__YOUR INSTRUCTIONS__. Return the data exactly, with all pictures removed.

__DATA BLOCK__.
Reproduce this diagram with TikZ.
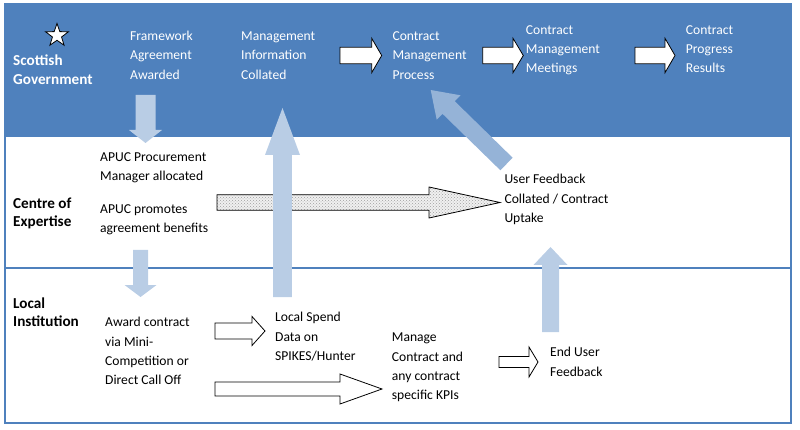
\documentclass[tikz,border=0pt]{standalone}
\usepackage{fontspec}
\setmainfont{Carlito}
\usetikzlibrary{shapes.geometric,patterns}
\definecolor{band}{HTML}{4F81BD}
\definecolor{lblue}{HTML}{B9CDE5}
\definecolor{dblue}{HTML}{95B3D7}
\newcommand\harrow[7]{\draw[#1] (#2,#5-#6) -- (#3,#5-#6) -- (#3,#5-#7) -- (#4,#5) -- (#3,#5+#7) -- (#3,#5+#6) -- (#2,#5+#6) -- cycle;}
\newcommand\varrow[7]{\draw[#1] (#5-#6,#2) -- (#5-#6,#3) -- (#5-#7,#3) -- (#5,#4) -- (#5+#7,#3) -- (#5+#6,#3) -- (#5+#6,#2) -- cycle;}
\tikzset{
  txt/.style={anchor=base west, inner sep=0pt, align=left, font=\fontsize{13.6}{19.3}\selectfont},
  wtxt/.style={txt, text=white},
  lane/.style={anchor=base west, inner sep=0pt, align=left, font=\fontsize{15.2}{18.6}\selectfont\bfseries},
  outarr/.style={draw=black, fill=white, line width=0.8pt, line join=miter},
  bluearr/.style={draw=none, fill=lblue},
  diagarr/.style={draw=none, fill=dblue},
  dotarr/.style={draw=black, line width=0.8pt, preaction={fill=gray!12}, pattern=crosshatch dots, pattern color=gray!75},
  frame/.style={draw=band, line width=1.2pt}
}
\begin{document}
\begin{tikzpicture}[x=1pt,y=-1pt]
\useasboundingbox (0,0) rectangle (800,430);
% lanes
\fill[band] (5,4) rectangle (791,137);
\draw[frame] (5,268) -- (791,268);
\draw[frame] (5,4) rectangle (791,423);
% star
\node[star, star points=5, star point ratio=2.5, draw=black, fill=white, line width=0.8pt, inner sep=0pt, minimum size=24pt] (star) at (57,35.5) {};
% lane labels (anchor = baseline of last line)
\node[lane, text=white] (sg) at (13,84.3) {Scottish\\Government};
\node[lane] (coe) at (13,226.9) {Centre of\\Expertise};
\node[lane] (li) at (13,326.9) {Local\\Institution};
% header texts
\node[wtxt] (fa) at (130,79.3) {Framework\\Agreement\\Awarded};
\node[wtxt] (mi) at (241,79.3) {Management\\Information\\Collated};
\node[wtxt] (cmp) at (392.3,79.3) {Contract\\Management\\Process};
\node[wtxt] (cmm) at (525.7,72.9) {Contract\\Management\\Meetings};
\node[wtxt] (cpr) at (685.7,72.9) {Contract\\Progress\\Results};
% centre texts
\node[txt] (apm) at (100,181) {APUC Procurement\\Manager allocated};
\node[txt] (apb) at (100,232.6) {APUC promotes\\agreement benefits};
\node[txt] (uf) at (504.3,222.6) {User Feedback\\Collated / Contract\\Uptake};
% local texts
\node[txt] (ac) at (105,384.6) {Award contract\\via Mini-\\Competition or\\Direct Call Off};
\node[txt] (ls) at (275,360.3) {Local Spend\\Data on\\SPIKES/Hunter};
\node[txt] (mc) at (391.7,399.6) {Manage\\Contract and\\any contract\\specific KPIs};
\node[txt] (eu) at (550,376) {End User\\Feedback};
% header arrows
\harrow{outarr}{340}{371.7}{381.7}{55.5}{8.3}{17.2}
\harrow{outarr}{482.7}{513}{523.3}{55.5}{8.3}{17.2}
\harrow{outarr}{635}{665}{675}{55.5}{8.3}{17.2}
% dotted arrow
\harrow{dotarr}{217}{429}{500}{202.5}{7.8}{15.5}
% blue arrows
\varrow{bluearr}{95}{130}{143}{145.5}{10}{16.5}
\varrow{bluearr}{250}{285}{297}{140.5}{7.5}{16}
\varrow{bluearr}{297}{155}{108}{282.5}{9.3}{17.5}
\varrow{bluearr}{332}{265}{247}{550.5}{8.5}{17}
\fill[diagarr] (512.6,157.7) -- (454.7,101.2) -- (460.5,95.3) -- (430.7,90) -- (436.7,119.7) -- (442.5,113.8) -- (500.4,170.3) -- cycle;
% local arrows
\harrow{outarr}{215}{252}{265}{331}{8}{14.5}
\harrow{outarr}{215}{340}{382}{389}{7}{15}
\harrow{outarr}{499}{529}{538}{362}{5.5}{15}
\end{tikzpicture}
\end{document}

__RIGHT ANSWER__.
Reproduce this diagram with TikZ.
\documentclass[tikz,border=0pt]{standalone}
\usepackage{fontspec}
\setmainfont{Carlito}
\usetikzlibrary{shapes.geometric,patterns}
\definecolor{band}{HTML}{4F81BD}
\definecolor{lblue}{HTML}{B9CDE5}
\definecolor{dblue}{HTML}{95B3D7}
\newcommand\harrow[7]{\draw[#1] (#2,#5-#6) -- (#3,#5-#6) -- (#3,#5-#7) -- (#4,#5) -- (#3,#5+#7) -- (#3,#5+#6) -- (#2,#5+#6) -- cycle;}
\newcommand\varrow[7]{\draw[#1] (#5-#6,#2) -- (#5-#6,#3) -- (#5-#7,#3) -- (#5,#4) -- (#5+#7,#3) -- (#5+#6,#3) -- (#5+#6,#2) -- cycle;}
\tikzset{
  txt/.style={anchor=base west, inner sep=0pt, align=left, font=\fontsize{13.6}{19.3}\selectfont},
  wtxt/.style={txt, text=white},
  lane/.style={anchor=base west, inner sep=0pt, align=left, font=\fontsize{15.2}{18.6}\selectfont\bfseries},
  outarr/.style={draw=black, fill=white, line width=0.8pt, line join=miter},
  bluearr/.style={draw=none, fill=lblue},
  diagarr/.style={draw=none, fill=dblue},
  dotarr/.style={draw=black, line width=0.8pt, preaction={fill=gray!12}, pattern=crosshatch dots, pattern color=gray!75},
  frame/.style={draw=band, line width=1.2pt}
}
\begin{document}
\begin{tikzpicture}[x=1pt,y=-1pt]
\useasboundingbox (0,0) rectangle (800,430);
% lanes
\fill[band] (5,4) rectangle (791,137);
\draw[frame] (5,268) -- (791,268);
\draw[frame] (5,4) rectangle (791,423);
% star
\node[star, star points=5, star point ratio=2.5, draw=black, fill=white, line width=0.8pt, inner sep=0pt, minimum size=24pt] (star) at (57,35.5) {};
% lane labels (anchor = baseline of last line)
\node[lane, text=white] (sg) at (13,84.3) {Scottish\\Government};
\node[lane] (coe) at (13,226.9) {Centre of\\Expertise};
\node[lane] (li) at (13,326.9) {Local\\Institution};
% header texts
\node[wtxt] (fa) at (130,79.3) {Framework\\Agreement\\Awarded};
\node[wtxt] (mi) at (241,79.3) {Management\\Information\\Collated};
\node[wtxt] (cmp) at (392.3,79.3) {Contract\\Management\\Process};
\node[wtxt] (cmm) at (525.7,72.9) {Contract\\Management\\Meetings};
\node[wtxt] (cpr) at (685.7,72.9) {Contract\\Progress\\Results};
% centre texts
\node[txt] (apm) at (100,181) {APUC Procurement\\Manager allocated};
\node[txt] (apb) at (100,232.6) {APUC promotes\\agreement benefits};
\node[txt] (uf) at (504.3,222.6) {User Feedback\\Collated / Contract\\Uptake};
% local texts
\node[txt] (ac) at (105,384.6) {Award contract\\via Mini-\\Competition or\\Direct Call Off};
\node[txt] (ls) at (275,360.3) {Local Spend\\Data on\\SPIKES/Hunter};
\node[txt] (mc) at (391.7,399.6) {Manage\\Contract and\\any contract\\specific KPIs};
\node[txt] (eu) at (550,376) {End User\\Feedback};
% header arrows
\harrow{outarr}{340}{371.7}{381.7}{55.5}{8.3}{17.2}
\harrow{outarr}{482.7}{513}{523.3}{55.5}{8.3}{17.2}
\harrow{outarr}{635}{665}{675}{55.5}{8.3}{17.2}
% dotted arrow
\harrow{dotarr}{217}{429}{500}{202.5}{7.8}{15.5}
% blue arrows
\varrow{bluearr}{95}{130}{143}{145.5}{10}{16.5}
\varrow{bluearr}{250}{285}{297}{140.5}{7.5}{16}
\varrow{bluearr}{297}{155}{108}{282.5}{9.3}{17.5}
\varrow{bluearr}{332}{265}{247}{550.5}{8.5}{17}
\fill[diagarr] (512.6,157.7) -- (454.7,101.2) -- (460.5,95.3) -- (430.7,90) -- (436.7,119.7) -- (442.5,113.8) -- (500.4,170.3) -- cycle;
% local arrows
\harrow{outarr}{215}{252}{265}{331}{8}{14.5}
\harrow{outarr}{215}{340}{382}{389}{7}{15}
\harrow{outarr}{499}{529}{538}{362}{5.5}{15}
\end{tikzpicture}
\end{document}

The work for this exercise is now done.